As serious as the case is, one can reasonably concede that the auto maker did not intend for the deadly effects of SA to happen: this was the result of code conflicts introduced by accident. For instance, when two software developers declared the same global variable unbeknowst to each other, the stage was set for tragic events. Toyota's mistake was the code error its engineers unwittingly introduced into its vehicles; Toyota's crime was its subsequent attempt to cover it up and hope that nobody would find out, even as more accidents occurred.The VW case is inherently different because the auto maker purposefully inserted this deceptive code in its vehicles from the start in a conscious attempt to subvert federal emissions guidelines. In both cases, however, the auto makers attempted to use code complexity to their advantage-- for Toyota, to obfuscate the matter in the hopes that regulators would be unable to ascertain the cause of SA; for VW, to hope the truth about its smog-spoofing code would never become known.
It's 2015. There should be a better way.
In both cases, complexity was used by these auto makers to cover their tracks. As the economist Luigi Zingales once said in defense of transparency: "In the shade, a lot of things take place."
I recently explained to an audience of PR professionals that one of the amazing things about element14 is that while the rest of the world talks about the problems we face as a civilization, our members are uniquely equipped to actually solve them. It's because the combination of creativity and technical know-how allows you to come up with beautiful, strange ways to address the problems that vex us. Like building a smart sports uniform to protect young athletes against concussion-related injuries. Or solving the #1 source of pollution in the world by showing everyone a better way to farm.
So what about cars?
Cars today are really just rolling computers. They have millions of lines of code. And that means-- with the right technology --we can open a window and see what's going on inside of them. Picture the tired, uninspired dashboard of today. It shows speed, RPMs, and fuel. Even with modern lighting technology and LCD displays, it basically shows the same limited information it always has shown.
But imagine a dashboard of tomorrow: one that opens dozens of little windows into just what's happening under the hood anytime you want to know.
Want to see how much of your brake pads are left?
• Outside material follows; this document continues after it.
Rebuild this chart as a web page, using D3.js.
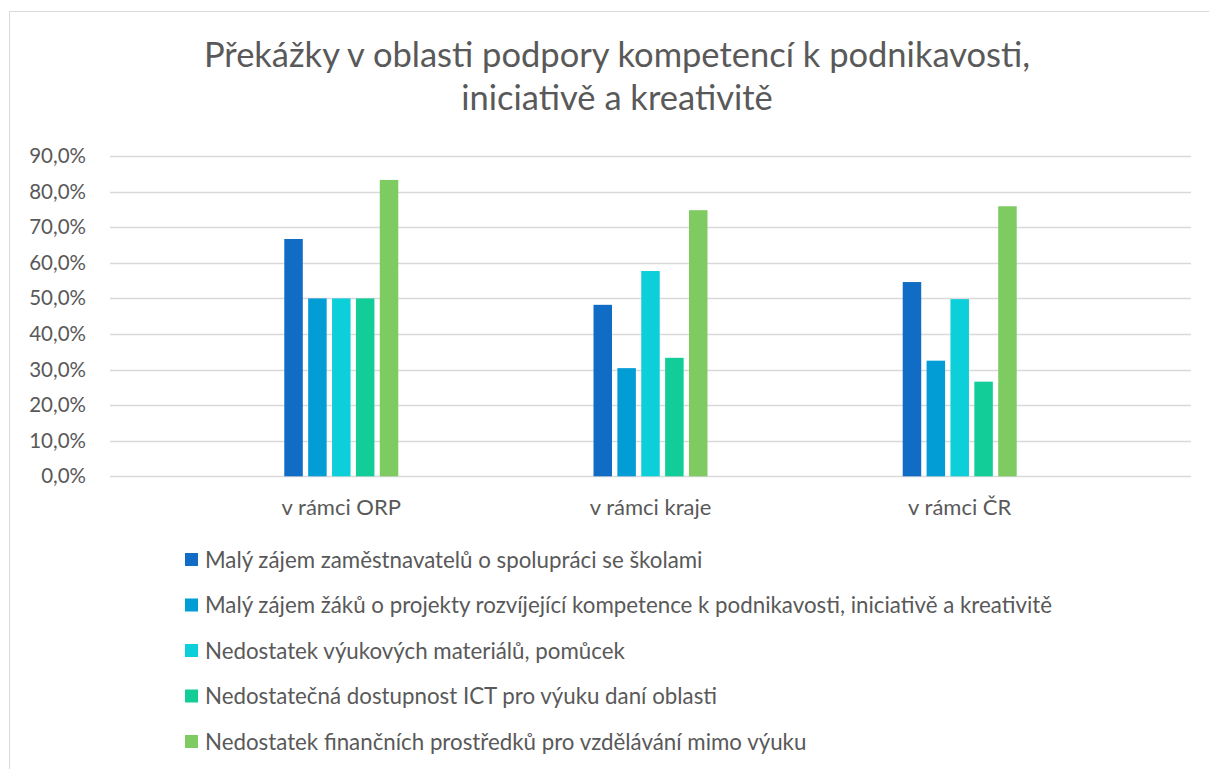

No problem.
Fluid levels? Check.
How about realtime emissions analysis? That way, you'll never have any surprises when you take it for a smog check.
Or instant tire pressure?
Wheel alignment?
Just about anything you might want to know about your vehicle can be depicted with the right sensors. Embedded developers are experts in the art of seamless sensor deployment, and are unquestionably qualified to modernize the dashboard to show drivers anything they might want to know about the cars they drive. Auto manufacturers should welcome this transparency-- especially in light of the litany of scandals that have come to light.
Maybe 2015's VW scandal will be seen as a turning point in our relationship with cars-- the moment when we said Enough, and decided that the only response to the growing complexity of our automobiles was to give drivers radical visibility into what's happening inside the computers we happen to drive. I can already imagine a car maker unburdened by the fear of change-- Elon Musk, or Tim Cook, for instance --revolutionizing the way we drive by empowering consumers with the information they deserve to have about the products they use. We should know as much detailed information about our cars as Tony Stark knows about his iron suit.
What do you think? Are cars ripe for radical change?